By David Wilfong, NDG Special Contributor
It was a lively exchange to say the least when the four candidates for District 3 on the Dallas County Commissioners Court met for the Dallas Examiner’s Monday Night Politics forum at the African American Museum in Fair Park on Monday night.
The candidates appearing were incumbent John Wiley Price, Micah B. Phillips, Cedric Davis and Dwaine Caraway.
Price, who has held his position on the Commissioners Court for 31 years, received the lion’s share of criticisms hurled by each of his three challengers. The most recurring of which was a lack of water service for people living in the Sandbranch community.
“For 15, 20 years they have been without water because a plan has been put in place to take the land away from them,” Phillips said. “By digging down to the water table – at the gravel level, the sand level – would suck their wells dry.”
Price responded the Sandbranch water situation has been brought up to draw a false parallel with crisis in Michigan.
“The people who are there, part of them squatters, have got to understand that we cannot build (water service),” Price said. “FEMA said you cannot go in there unless you are going to elevate the structures at least 10 feet.
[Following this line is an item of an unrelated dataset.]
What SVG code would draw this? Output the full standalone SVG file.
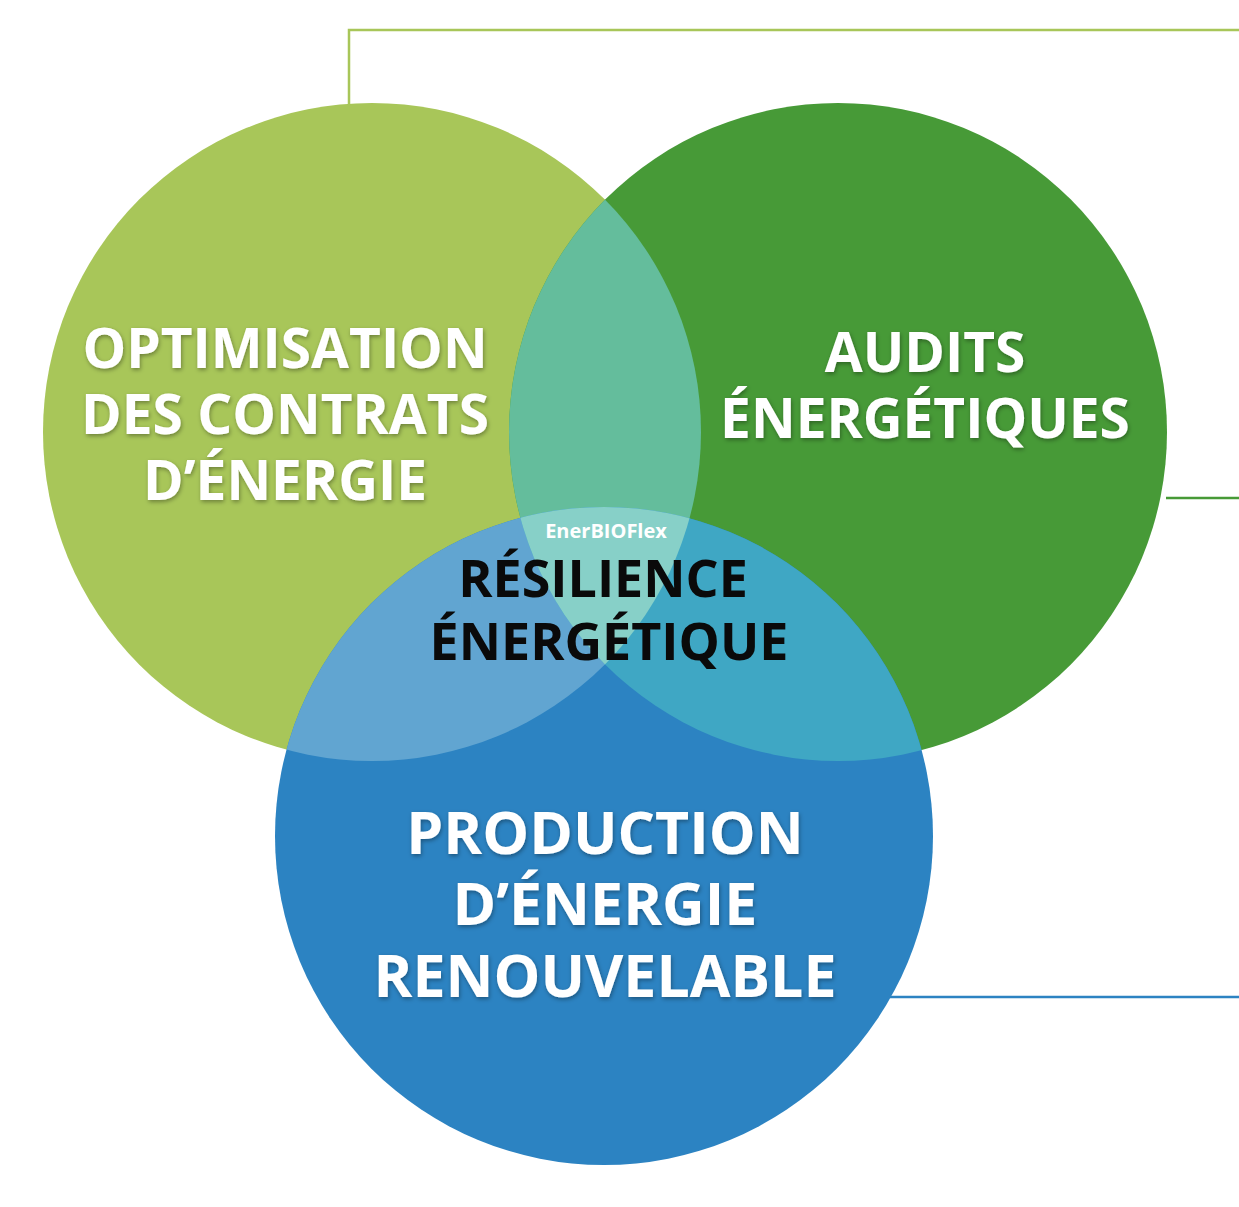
<svg xmlns="http://www.w3.org/2000/svg" width="1239" height="1207" viewBox="0 0 1239 1207">
<style>
.t{font-family:"Open Sans","Liberation Sans",sans-serif;font-weight:bold;text-anchor:middle;fill:#fff;font-size:55px}
.b{font-size:59px}
.c{fill:#0a0a0a;font-size:52px}
.ln{fill:none;stroke-width:2.5}
</style>
<defs>
<clipPath id="c1"><circle cx="372" cy="432" r="329"/></clipPath>
<clipPath id="c2"><circle cx="838" cy="432" r="329"/></clipPath>
<filter id="sh" x="-10%" y="-10%" width="120%" height="130%"><feDropShadow dx="1" dy="2" stdDeviation="2" flood-color="#000" flood-opacity="0.35"/></filter>
</defs>
<rect width="1239" height="1207" fill="#fff"/>
<g id="connectors">
<polyline class="ln" stroke="#A8C659" points="349,104 349,30 1239,30"/>
<line class="ln" stroke="#479A37" x1="1166" y1="498" x2="1239" y2="498"/>
<line class="ln" stroke="#2C83C2" x1="890" y1="997" x2="1239" y2="997"/>
</g>
<g id="circles">
<circle id="n1" cx="372" cy="432" r="329" fill="#A8C659"/>
<circle id="n2" cx="838" cy="432" r="329" fill="#479A37"/>
<circle id="n3" cx="604" cy="836" r="329" fill="#2C83C2"/>
<g clip-path="url(#c1)"><circle cx="838" cy="432" r="329" fill="#64BD9C"/></g>
<g clip-path="url(#c1)"><circle cx="604" cy="836" r="329" fill="#61A5D1"/></g>
<g clip-path="url(#c2)"><circle cx="604" cy="836" r="329" fill="#3FA7C4"/></g>
<g clip-path="url(#c1)"><g clip-path="url(#c2)"><circle cx="604" cy="836" r="329" fill="#87D0C8"/></g></g>
</g>
<g id="labels">
<g filter="url(#sh)">
<text class="t" x="285" y="368">OPTIMISATION</text>
<text class="t" x="285" y="434">DES CONTRATS</text>
<text class="t" x="285" y="500">D’ÉNERGIE</text>
<text class="t" x="925" y="372">AUDITS</text>
<text class="t" x="925" y="438">ÉNERGÉTIQUES</text>
<text class="t b" x="605" y="854">PRODUCTION</text>
<text class="t b" x="605" y="925">D’ÉNERGIE</text>
<text class="t b" x="605" y="997">RENOUVELABLE</text>
</g>
<text class="t" x="606" y="538" style="font-size:20px">EnerBIOFlex</text>
<text class="t c" x="603" y="597">RÉSILIENCE</text>
<text class="t c" x="609" y="660">ÉNERGÉTIQUE</text>
</g>
</svg>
That is just impossible ladies and gentlemen.”
There was only a brief mention of the legal troubles facing incumbent Price, and it came in the form of potential roadblocks to economic development in the area.
“Let me just get it out there,” Phillips said. “This indictment has hurt us. No one wants to invest their money in District 3, but I guarantee you on day one I have a plan and it’s contextualized.”
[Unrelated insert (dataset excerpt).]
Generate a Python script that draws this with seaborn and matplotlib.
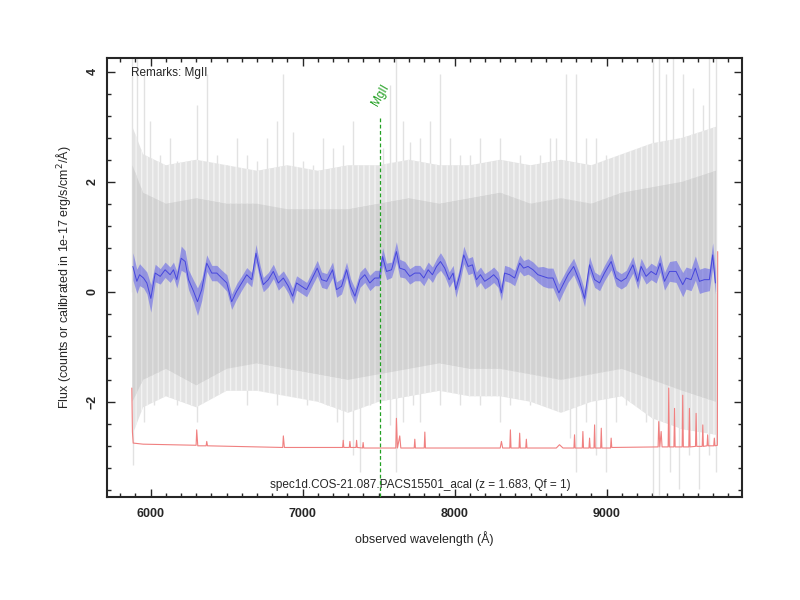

Price rebuked claims of underperforming development and emphasized numerous corporate investments in his district.
“What is it that nobody seems to understand?” Price said. “We helped drive those initiatives … so when you look at it, we got the jobs. We got thousands of jobs. The problem still is the infrastructure.”
Price ended his presentation by saying he has a history of getting difficult projects done with very little resources.
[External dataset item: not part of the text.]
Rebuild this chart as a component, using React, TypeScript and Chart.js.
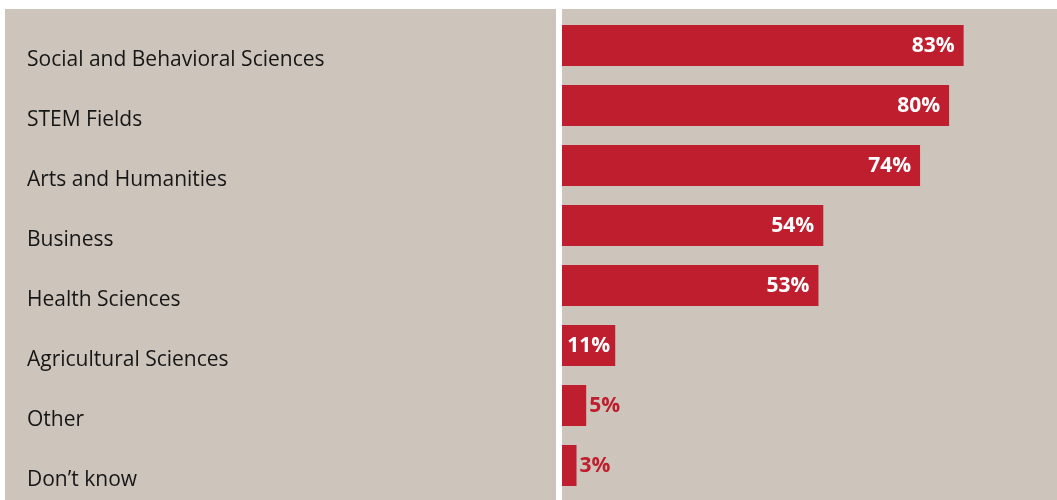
import React, { useEffect, useRef } from "react";
import { Chart, registerables } from "chart.js";

Chart.register(...registerables);

const categories = [
  "Social and Behavioral Sciences",
  "STEM Fields",
  "Arts and Humanities",
  "Business",
  "Health Sciences",
  "Agricultural Sciences",
  "Other",
  "Don\u2019t know",
];
const values = [83, 80, 74, 54, 53, 11, 5, 3];

const BG = "#cdc5bb";
const RED = "#be1e2d";
const LABEL_FONT = '21px "Open Sans", sans-serif';
const VALUE_FONT = 'bold 21px "Open Sans", sans-serif';

const bgPlugin = {
  id: "bgPanels",
  beforeDraw(chart: any) {
    const { ctx, width, height, chartArea } = chart;
    ctx.save();
    ctx.fillStyle = BG;
    ctx.fillRect(0, 0, width, height);
    ctx.fillStyle = "#ffffff";
    ctx.fillRect(chartArea.left - 6, 0, 6, height);
    ctx.restore();
  },
};

const labelPlugin = {
  id: "labels",
  afterDatasetsDraw(chart: any) {
    const { ctx } = chart;
    const meta = chart.getDatasetMeta(0);
    ctx.save();
    meta.data.forEach((bar: any, i: number) => {
      ctx.font = LABEL_FONT;
      ctx.fillStyle = "#161616";
      ctx.textAlign = "left";
      ctx.textBaseline = "alphabetic";
      ctx.fillText(categories[i], 22, bar.y + 20.5);
      const v = values[i];
      const txt = v + "%";
      ctx.font = VALUE_FONT;
      ctx.textBaseline = "middle";
      const w = ctx.measureText(txt).width;
      const barW = bar.x - bar.base;
      if (v >= 10) {
        ctx.fillStyle = "#ffffff";
        if (barW < w + 22) {
          ctx.textAlign = "center";
          ctx.fillText(txt, (bar.x + bar.base) / 2, bar.y + 1);
        } else {
          ctx.textAlign = "right";
          ctx.fillText(txt, bar.x - 9, bar.y + 1);
        }
      } else {
        ctx.fillStyle = RED;
        ctx.textAlign = "left";
        ctx.fillText(txt, bar.x + 3, bar.y + 1);
      }
    });
    ctx.restore();
  },
};

export default function App() {
  const ref = useRef<HTMLCanvasElement | null>(null);
  useEffect(() => {
    if (!ref.current) return;
    const chart = new Chart(ref.current, {
      type: "bar",
      data: {
        labels: categories,
        datasets: [
          {
            data: values,
            backgroundColor: RED,
            borderWidth: 0,
            barPercentage: 41 / 60,
            categoryPercentage: 1,
          },
        ],
      },
      options: {
        indexAxis: "y",
        animation: false,
        responsive: false,
        maintainAspectRatio: false,
        layout: { padding: { left: 557, top: 6.5, bottom: 4.5, right: 0 } },
        scales: {
          x: { display: false, min: 0, max: 102.3 },
          y: { display: false },
        },
        plugins: {
          legend: { display: false },
          tooltip: { enabled: false },
        },
      },
      plugins: [bgPlugin, labelPlugin],
    });
    return () => chart.destroy();
  }, []);
  return (
    <div style={{ position: "absolute", left: 5, top: 9, width: 1052, height: 491 }}>
      <canvas ref={ref} width={1052} height={491} style={{ display: "block" }} />
    </div>
  );
}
“Talking about creativity, that’s what I’ve had to do,” Price said. “So if you’ll look at the record, you can see. I provided.”
Former Dallas Mayor Pro Tem Caraway, who arrived late, took little time in taking a shot at the character of Price and Phillips.
“What’s the difference with me and John, and other gentlemen on this stage?” Caraway asked in his opening round at the microphone. “I’ve never hit a woman.”
Caraway quickly qualified the statement adding, “Cedric (Davis), that don’t go for you.”
Visibly irritated, Phillips fired back.
“The problem we have in our community, black men will go to jail,” Phillips said. “I’ve never hit a woman in my life, but I’ve been arrested three times for it. How many of y’all can identify with that? And I’ve never been found guilty.”
Phillips also returned the favor, pointing to Caraway’s past dealings on the city council.
“Ask him about the South Dallas Trust Fund money and where it’s at,” Phillips retorted.
He criticized the Caraway for “sagging pants” and a plastic bag program, continuing with allegations of criminal misconduct.
Phillips, a developer, ended the forum by telling the audience he has a plan that would allow local residents to “buy in” to future businesses in the area and help direct the economic growth at home.
As to the criminal accusations, Caraway replied with “So let’s just go to court about it.” He then defended his handling of the South Dallas Trust Fund, saying that 60 business grants were given out under his direction.
“When you talk about jobs; you create the jobs for a brother, so that the brother can hire folks like us, so they can go back out and enjoy a quality of life, then have jobs,” Caraway later added.
Davis, former Mayor of Balch Springs, stayed out of the heated fray for the most part, choosing to continually go back to a record of development in his city.
“All these guys are my friends,” Davis said. “But guess what? This is politics.”
Davis said he excels in working with colleagues and that he will be a more collaborative commissioner if elected.
“That’s what I keep hearing up here, ‘I … I … I’,” Davis said. “I didn’t do things by myself. We hired great people (in Balch Springs). We worked together on our council. I’m not going to sit here and lie and say we didn’t beat up on each other sometimes behind closed doors, cause we did. But the final product benefitted the whole, and that’s what I’m about, being a bridge-builder.”